▶ [Directions for this task]: Reproduce exactly, with no pictures, each line from the opening of the material down through the line containing "390, 400, 410];".

▶ [Dataset excerpt]:
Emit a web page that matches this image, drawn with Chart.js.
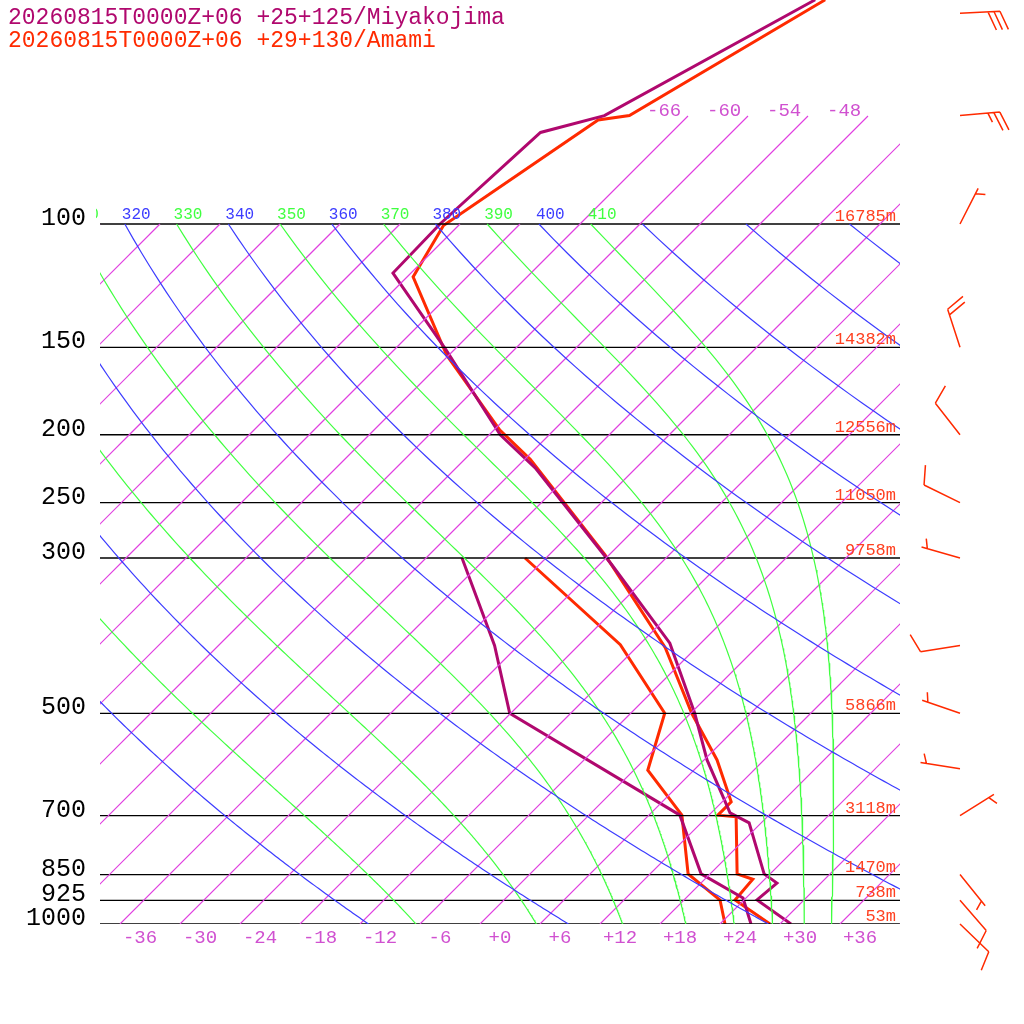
<!DOCTYPE html>
<html><head><meta charset="utf-8">
<script src="https://cdn.jsdelivr.net/npm/chart.js@4.4.0/dist/chart.umd.min.js"></script>
<style>html,body{margin:0;padding:0;background:#fff}#w{width:1024px;height:1024px}</style>
</head><body><div id="w"><canvas id="c" width="1024" height="1024"></canvas></div>
<script>
// ---- data ----
const stationNames = ["20260815T0000Z+06 +25+125/Miyakojima", "20260815T0000Z+06 +29+130/Amami"];
const miyakoP  = [1000, 924, 874, 848, 717, 694, 583, 500, 397, 307, 223, 200, 151, 117.5, 100, 74, 70, 47.83];
const miyakoT  = [29.1, 23.3, 23.6, 21.4, 14.8, 11.9, 4.3, -1.6, -11.1, -24.7, -42.1, -48.9, -62.9, -75.8, -76, -75.1, -70.4, -60.9];
const miyakoDP = [1000, 918, 848, 699, 500, 400, 300];
const miyakoTd = [25.1, 21.7, 15.1, 7.1, -20.1, -28.4, -40.4];
const amamiP   = [1000, 924, 863, 848, 703, 699, 669, 583, 500, 403, 297, 217, 197, 154, 119, 100.5, 71, 70, 47.83];
const amamiT   = [27, 21.1, 20.8, 18.7, 12.9, 10.9, 10.9, 5.3, -1.9, -11.1, -26.4, -43.4, -49.4, -62.2, -73.4, -75.5, -70.6, -67.9, -59.9];
const amamiDP  = [1000, 924, 848, 699, 603, 500, 399, 300];
const amamiTd  = [22.5, 19.6, 13.8, 7.3, -0.6, -4.6, -15.9, -34.1];
const levels   = [100, 150, 200, 250, 300, 500, 700, 850, 925, 1000];
const heights  = ["16785m", "14382m", "12556m", "11050m", "9758m", "5866m", "3118m", "1470m", "738m", "53m"];
const tempTicks = [-36, -30, -24, -18, -12, -6, 0, 6, 12, 18, 24, 30, 36];
const windP    = [50, 70, 100, 150, 200, 250, 300, 400, 500, 600, 700, 850, 925, 1000];
const windDir  = [87, 85, 27, 342, 322, 296, 286, 261, 289, 279, 58, 141, 139, 134];
const windKt   = [30, 25, 5, 20, 10, 10, 5, 10, 5, 5, 5, 5, 10, 10];
const isoLabels = [-66, -60, -54, -48];
const thetaLabels = [310, 320, 330, 340, 350, 360, 370, 380, 390, 400, 410];

// ---- geometry helpers ----
const PTOP = 1000 * Math.exp(-924 / 304);
const PISO = 1000 * Math.exp(-(924 - 116) / 304);
const SKEW = 30.4;
const sx = (T, p) => T + SKEW * Math.log(1000 / p);
const pts = (P, T) => P.map((p, i) => ({x: sx(T[i], p), y: p}));
const ds = [];
const line = (data, color, w) => ds.push({data: data, borderColor: color, backgroundColor: color, borderWidth: w, pointRadius: 0, fill: false, tension: 0, clip: 0, segment: {borderColor: () => color}});

const ISO = '#e040e0', DRY = '#3c3cff', MOIST = '#40ff40';
// dry adiabats
const pGrid = []; for (let p = 100; p < 1000; p += 5) pGrid.push(p); pGrid.push(1000);
const dryX = {};
for (let th = 260; th <= 520; th += 20) {
  line(pGrid.map(p => ({x: sx(th * Math.pow(p / 1000, 0.286) - 273.15, p), y: p})), DRY, 1.2);
  dryX[th] = sx(th * Math.pow(0.1, 0.286) - 273.15, 100);
}
// moist adiabats
const moistX = {};
function esat(Tc){ return 6.112 * Math.exp(17.67 * Tc / (Tc + 243.5)); }
for (let th = 270; th <= 410; th += 20) {
  let p = 100, T = th * Math.pow(p / 1000, 0.286);
  moistX[th] = sx(T - 273.15, 100);
  const arr = [];
  let n = 0;
  while (p < 1000) {
    if (n % 4 === 0) arr.push({x: sx(T - 273.15, p), y: p});
    const es = esat(T - 273.15), rs = 0.622 * es / (p - es);
    const dTdp = (287 * T + 2.5e6 * rs) / (p * (1005 + 2.5e6 * 2.5e6 * rs * 0.622 / (287 * T * T)));
    const dp = Math.min(1, 1000 - p);
    T += dTdp * dp; p += dp; n++;
  }
  arr.push({x: sx(T - 273.15, 1000), y: 1000});
  line(arr, MOIST, 1.2);
}
// isotherms
for (let T = -140; T <= 40; T += 6) {
  const a = [];
  const ps = T >= -66 ? [1000, 700, 500, 300, 200, 100, PISO] : [1000, 700, 500, 300, 200, 100];
  ps.forEach(p => a.push({x: sx(T, p), y: p}));
  line(a, ISO, 1.2);
}
// isobars
levels.forEach(p => line([{x: -40, y: p}, {x: 40, y: p}], '#000', 1.3));
// soundings
line(pts(miyakoDP, miyakoTd), '#b0086e', 3);
line(pts(amamiDP, amamiTd), '#ff2a00', 3);
line(pts(miyakoP, miyakoT), '#b0086e', 3);
line(pts(amamiP, amamiT), '#ff2a00', 3);

const F = '"Liberation Mono", "DejaVu Sans Mono", monospace';
const textPlugin = {
  id: 'txt',
  afterDraw(chart) {
    const c = chart.ctx, xs = chart.scales.x, ys = chart.scales.y;
    c.save();
    c.textBaseline = 'alphabetic';
    c.font = '23px ' + F;
    c.fillStyle = '#b0086e'; c.fillText(stationNames[0], 8, 24);
    c.fillStyle = '#ff2a00'; c.fillText(stationNames[1], 8, 47);
    c.font = '25px ' + F; c.fillStyle = '#000'; c.textAlign = 'right';
    levels.forEach(p => c.fillText(String(p), 86, ys.getPixelForValue(p) + 1));
    c.font = '17px ' + F; c.fillStyle = '#ff4020';
    levels.forEach((p, i) => c.fillText(heights[i], 896, ys.getPixelForValue(p) - 3));
    c.font = '19px ' + F; c.fillStyle = '#d050d0'; c.textAlign = 'center';
    tempTicks.forEach(t => c.fillText((t >= 0 ? '+' : '') + t, xs.getPixelForValue(t), 943));
    c.font = '19px ' + F; c.textAlign = 'left';
    isoLabels.forEach(t => c.fillText(String(t), xs.getPixelForValue(sx(t, PISO)) - 1, 116));
    c.font = '16px ' + F;
    c.beginPath(); c.rect(96, 190, 820, 40); c.clip();
    thetaLabels.forEach(th => {
      const moist = (th / 10) % 2 === 1;
      const xv = moist ? moistX[th] : dryX[th];
      if (xv === undefined) return;
      c.fillStyle = moist ? MOIST : DRY;
      c.fillText(String(th), xs.getPixelForValue(xv) - 3, 219);
    });
    c.restore();
    // wind barbs
    c.save(); c.strokeStyle = '#ff2a00'; c.lineWidth = 1.5;
    windP.forEach((p, i) => {
      const bx = 960, by = ys.getPixelForValue(p);
      const a = windDir[i] * Math.PI / 180;
      const ux = Math.sin(a), uy = -Math.cos(a);
      const tx = bx + 40 * ux, ty = by + 40 * uy;
      c.beginPath(); c.moveTo(bx, by); c.lineTo(tx, ty);
      const ang = Math.atan2(uy, ux) + 68 * Math.PI / 180;
      const dx = Math.cos(ang), dy = Math.sin(ang);
      let kt = windKt[i], k = 0;
      while (kt >= 10) { const px = tx - ux * 6 * k, py = ty - uy * 6 * k; c.moveTo(px, py); c.lineTo(px + 20 * dx, py + 20 * dy); kt -= 10; k++; }
      if (kt >= 5) { if (k === 0) k = 1; const px = tx - ux * 6 * k, py = ty - uy * 6 * k; c.moveTo(px, py); c.lineTo(px + 10 * dx, py + 10 * dy); }
      c.stroke();
    });
    c.restore();
  }
};

new Chart(document.getElementById('c'), {
  type: 'line',
  data: {datasets: ds},
  options: {
    responsive: false, animation: false,
    layout: {padding: {left: 100, right: 124, top: 0, bottom: 100}},
    plugins: {legend: {display: false}, tooltip: {enabled: false}},
    scales: {
      x: {type: 'linear', min: -40, max: 40, display: false},
      y: {type: 'logarithmic', min: PTOP, max: 1000, reverse: true, display: false}
    }
  },
  plugins: [textPlugin]
});
</script></body></html>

▶ [The result]:
Emit a web page that matches this image, drawn with Chart.js.
<!DOCTYPE html>
<html><head><meta charset="utf-8">
<script src="https://cdn.jsdelivr.net/npm/chart.js@4.4.0/dist/chart.umd.min.js"></script>
<style>html,body{margin:0;padding:0;background:#fff}#w{width:1024px;height:1024px}</style>
</head><body><div id="w"><canvas id="c" width="1024" height="1024"></canvas></div>
<script>
// ---- data ----
const stationNames = ["20260815T0000Z+06 +25+125/Miyakojima", "20260815T0000Z+06 +29+130/Amami"];
const miyakoP  = [1000, 924, 874, 848, 717, 694, 583, 500, 397, 307, 223, 200, 151, 117.5, 100, 74, 70, 47.83];
const miyakoT  = [29.1, 23.3, 23.6, 21.4, 14.8, 11.9, 4.3, -1.6, -11.1, -24.7, -42.1, -48.9, -62.9, -75.8, -76, -75.1, -70.4, -60.9];
const miyakoDP = [1000, 918, 848, 699, 500, 400, 300];
const miyakoTd = [25.1, 21.7, 15.1, 7.1, -20.1, -28.4, -40.4];
const amamiP   = [1000, 924, 863, 848, 703, 699, 669, 583, 500, 403, 297, 217, 197, 154, 119, 100.5, 71, 70, 47.83];
const amamiT   = [27, 21.1, 20.8, 18.7, 12.9, 10.9, 10.9, 5.3, -1.9, -11.1, -26.4, -43.4, -49.4, -62.2, -73.4, -75.5, -70.6, -67.9, -59.9];
const amamiDP  = [1000, 924, 848, 699, 603, 500, 399, 300];
const amamiTd  = [22.5, 19.6, 13.8, 7.3, -0.6, -4.6, -15.9, -34.1];
const levels   = [100, 150, 200, 250, 300, 500, 700, 850, 925, 1000];
const heights  = ["16785m", "14382m", "12556m", "11050m", "9758m", "5866m", "3118m", "1470m", "738m", "53m"];
const tempTicks = [-36, -30, -24, -18, -12, -6, 0, 6, 12, 18, 24, 30, 36];
const windP    = [50, 70, 100, 150, 200, 250, 300, 400, 500, 600, 700, 850, 925, 1000];
const windDir  = [87, 85, 27, 342, 322, 296, 286, 261, 289, 279, 58, 141, 139, 134];
const windKt   = [30, 25, 5, 20, 10, 10, 5, 10, 5, 5, 5, 5, 10, 10];
const isoLabels = [-66, -60, -54, -48];
const thetaLabels = [310, 320, 330, 340, 350, 360, 370, 380, 390, 400, 410];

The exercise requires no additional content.